As I got older, things slowly started to change, as most things do in life. I went through many phases in my teen years. I was outgoing one month, alone the next, would talk to a few select people, then back to none and it would start all over again. I started to learn about the negative parts of life and I let that define who I was going to be as a person.
I wasn't a negative person 100% of the time, but those times I was, most of my friends and family wouldn't want to be around me. I was that type of negative person who brought everyone else down with me purposely. This went on for multiple years.
However, I started to become more like the person I am now around 19-20 years old. I stopped caring about what other people thought. I knew that some days I would have good days and some days I would have bad days. It is human nature. I just taught myself that on the bad days, I had to disconnect from people so they wouldn't be pulled down with me. I had many months of time where depression hit hard. There was a lot of things going on in my head, and I succumbed to the negative aspects of life. I stopped calling my family unless I needed help. My friends dwindled down to about 2 that I would talk to. I cut everyone off because I had thought that it was better that way. I let the negative win.
2015 and 2016 were, without a doubt, the hardest years of my life. It was a time when I was drowning in this negative head space. I had lost my great-grandmother, grandmother and dad all a few months apart from each other. I put on a happy face when I would be around my mom or my sister's kids. I also kept that happy face when we were around other people or I had to talk on the phone with someone. I didn't let people know how bad I was truly hurting. How bad I was suffocating on the inside. I felt like everyone I talked to was all dealing with the same thing as I was, so why would I bother them with what was going on in my head? Finally, my sister who I live with sat me down and told me I needed to talk. She knew I wasn't me, and I wasn't happy, and I needed to come back. Once again, without intention this time, I was bringing everyone else down. I didn't want it to happen this time. I needed to start over. To make myself better without needing to go and talk to a specialist about it because that terrified me.

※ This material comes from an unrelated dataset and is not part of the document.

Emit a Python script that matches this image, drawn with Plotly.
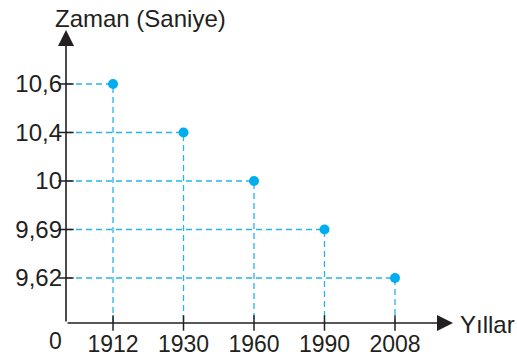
import plotly.graph_objects as go

# World record times for the 100 m sprint
years = ["1912", "1930", "1960", "1990", "2008"]
times = [10.6, 10.4, 10.0, 9.69, 9.62]
y_title = "Zaman (Saniye)"
x_title = "Yıllar"

# both axes are ordinal: years in order, times ranked from fastest up
time_labels = [f"{v:g}".replace(".", ",") for v in times]
xs = list(range(len(years)))
ranked = sorted(times)
ys = [ranked.index(v) for v in times]

X_RANGE = [-0.667, 4.823]
Y_RANGE = [-0.928, 5.113]

INK = "#231F20"
GUIDE = "#29B3EC"
DOT = "#00AEEF"
FONT = "Liberation Sans, Arial, sans-serif"

W, H = 517, 358
M = dict(l=66, r=64, t=30, b=35, pad=0)

# dashed guides from each point back to both axes
gx, gy = [], []
for x, y in zip(xs, ys):
    gx += [X_RANGE[0], x, x, None]
    gy += [y, y, Y_RANGE[0], None]

fig = go.Figure()
fig.add_trace(go.Scatter(
    x=gx, y=gy, mode="lines",
    line=dict(color=GUIDE, width=1.3, dash="6px,4px"),
    hoverinfo="skip", showlegend=False,
))
# tick marks crossing the axes
fig.add_trace(go.Scatter(
    x=xs, y=[Y_RANGE[0]] * len(xs), mode="markers",
    marker=dict(symbol="line-ns", size=11, line=dict(color=INK, width=1.5)),
    cliponaxis=False, hoverinfo="skip", showlegend=False,
))
fig.add_trace(go.Scatter(
    x=[X_RANGE[0]] * len(ys), y=ys, mode="markers",
    marker=dict(symbol="line-ew", size=11, line=dict(color=INK, width=1.5)),
    cliponaxis=False, hoverinfo="skip", showlegend=False,
))
fig.add_trace(go.Scatter(
    x=xs, y=ys, mode="markers",
    marker=dict(color=DOT, size=10, line=dict(width=0)),
    customdata=times, hovertemplate="%{customdata}<extra></extra>",
    cliponaxis=False, showlegend=False,
))

fig.update_xaxes(
    range=X_RANGE, tickvals=xs, ticktext=years, ticks="", automargin=False,
    showline=False, showgrid=False, zeroline=False,
    tickfont=dict(family=FONT, size=23, color=INK), ticklabelstandoff=5,
)
fig.update_yaxes(
    range=Y_RANGE, tickvals=ys, ticktext=time_labels, ticks="", automargin=False,
    showline=False, showgrid=False, zeroline=False,
    tickfont=dict(family=FONT, size=24, color=INK), ticklabelstandoff=3,
)

plot_w = W - M["l"] - M["r"]
plot_h = H - M["t"] - M["b"]

annotations = [
    # x axis with arrow
    dict(x=1, y=0, xref="paper", yref="paper", ax=-plot_w, ay=0,
         showarrow=True, arrowhead=2, arrowsize=2.0, arrowwidth=1.6,
         arrowcolor=INK, standoff=0, text=""),
    # y axis with arrow
    dict(x=0, y=1, xref="paper", yref="paper", ax=0, ay=plot_h,
         showarrow=True, arrowhead=2, arrowsize=2.0, arrowwidth=1.6,
         arrowcolor=INK, standoff=0, text=""),
    dict(x=0, y=1, xref="paper", yref="paper", xshift=-13, yshift=12,
         xanchor="left", yanchor="middle", showarrow=False, text=y_title,
         font=dict(family=FONT, size=24, color=INK)),
    dict(x=1, y=0, xref="paper", yref="paper", xshift=5, yshift=-1,
         xanchor="left", yanchor="middle", showarrow=False, text=x_title,
         font=dict(family=FONT, size=24, color=INK)),
    dict(x=0, y=0, xref="paper", yref="paper", xshift=-2, yshift=-3,
         xanchor="right", yanchor="top", showarrow=False, text="0",
         font=dict(family=FONT, size=23, color=INK)),
]

fig.update_layout(
    width=W, height=H, margin=M,
    paper_bgcolor="white", plot_bgcolor="white",
    annotations=annotations,
)

fig.write_html("out.html")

Slowly, things started to get better. I was still forcing smiles half of the time, but the other half I was genuinely smiling, and my family could tell because my dimples would show. They saw me coming back, and that is what made me keep fighting. I had decided it was time to figure out my future.
I was 23 years old with no idea of what I would do with my life. I had 'talked' to my dad every night, begging him to help me figure this out, but I was still lost. One particularly horrible day I didn't want to talk to anyone, I went to my room and blocked everyone out. I laid on my bed for hours just listening to music with my headphones in, ignoring the rest of the world. I talked to my dad again while I was doing this. Telling him it was now or never, I needed to know what to do. And that's when my new future started. I basically had my answer my whole life. I had music. I was taught at a young age by my parents that music will always be there. Through the good or the bad, you could always turn to it. It was one of those few 'constants' I had my entire life. I would study music and become a producer. I would help make music that could one day help someone like me get through the worst time of their lives.
Even though I am not currently in school due to personal reasons, I have my new start. I know what I am doing with my future. And for the first time in a long time, I truly smile every time.
There will always be bumps in the road, and doors opening for you and then closing right as you go to walk through them. There will always be negativity. But, you have the strength inside of you to turn it into something amazing. To get a new start when you need it, or to finish the race you are currently in. Life is full of twists and turns and adventures you never thought you would go on and you can decide to go through it like the warrior that you are, or you can hide from them and stay in your 'comfort zone.' The choice is yours, which will it be?